Inside the NIL hack funneling Nike, Adidas money to NCAA powers' athletes
USA TODAY
NCAA Division 1 schools have found creative ways to funnel more NIL money to their athletes. Apparel companies are among their biggest partners.
When the University of Tennessee athletic department switched its apparel provider from Nike back to Adidas last summer, the biggest clue as to why was hidden within a sentence seven paragraphs into the university’s announcement.
Tennessee’s new 10-year partnership with Adidas, effective July 2026, “will offer unprecedented NIL opportunities for student-athletes across all 20 of the university's varsity programs,” according to the announcement.

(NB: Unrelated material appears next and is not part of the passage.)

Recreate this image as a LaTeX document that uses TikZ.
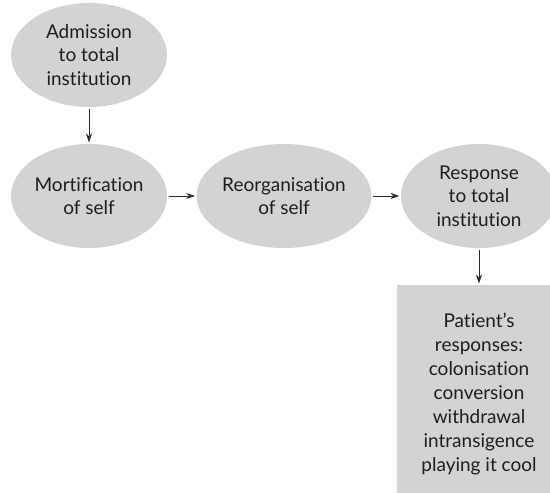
\documentclass[tikz,border=0pt]{standalone}
\usepackage{fontspec}
\setmainfont{Lato}[Ligatures=NoCommon]
\usetikzlibrary{shapes.geometric,arrows.meta}
\definecolor{fillg}{RGB}{211,211,212}
\definecolor{lineg}{RGB}{45,45,45}
\definecolor{textg}{RGB}{30,30,30}
\begin{document}
\begin{tikzpicture}[x=1pt,y=-1pt,
  ell/.style={ellipse, fill=fillg, minimum width=156pt, minimum height=104pt,
    inner sep=0pt, outer sep=1.5pt, align=center, text=textg,
    font=\fontsize{19}{23.5}\selectfont},
  resbox/.style={rectangle, fill=fillg, minimum width=164pt, minimum height=218pt,
    inner sep=0pt, outer sep=1.5pt, align=center, text=textg,
    font=\fontsize{19}{24}\selectfont},
  conn/.style={draw=lineg, line width=0.8pt, -{Stealth[length=9pt,width=6pt]}}]
\clip (0,0) rectangle (550,493);
\node[ell] (adm) at (89,55) {Admission\\to total\\institution};
\node[ell] (mort) at (89,196) {Mortification\\of self};
\node[ell] (reorg) at (284,196) {Reorganisation\\of self};
\node[ell] (resp) at (479,196) {Response\\to total\\institution};
\node[resbox] (pat) at (479,394) {Patient’s\\responses:\\colonisation\\conversion\\withdrawal\\intransigence\\playing it cool};
\draw[conn] (adm) -- (mort);
\draw[conn] (mort) -- (reorg);
\draw[conn] (reorg) -- (resp);
\draw[conn] (resp) -- (pat);
\end{tikzpicture}
\end{document}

Lucrative outfitter contracts between big-name sports apparel companies and college athletic departments are nothing new. Universities get discounts on product and the cachet of being associated with blue-chip brands; brands get to see their logos on television and build relationships with generations of loyal fans.
In college athletics' name, image and likeness (NIL) era, these symbiotic relationships have a new twist: Power conference NCAA schools and apparel providers are negotiating contracts to include money earmarked for NIL, allowing schools to legally facilitate endorsement deals for athletes without exceeding revenue share limits.
“The scope of what these relationships look like has changed,” said Chris McGuire, Adidas vice president of sports marketing for North America. “Initially, ‘the arms race,’ was all about facilities and how could the financing from apparel deals help them build better facilities to attract the recruits.”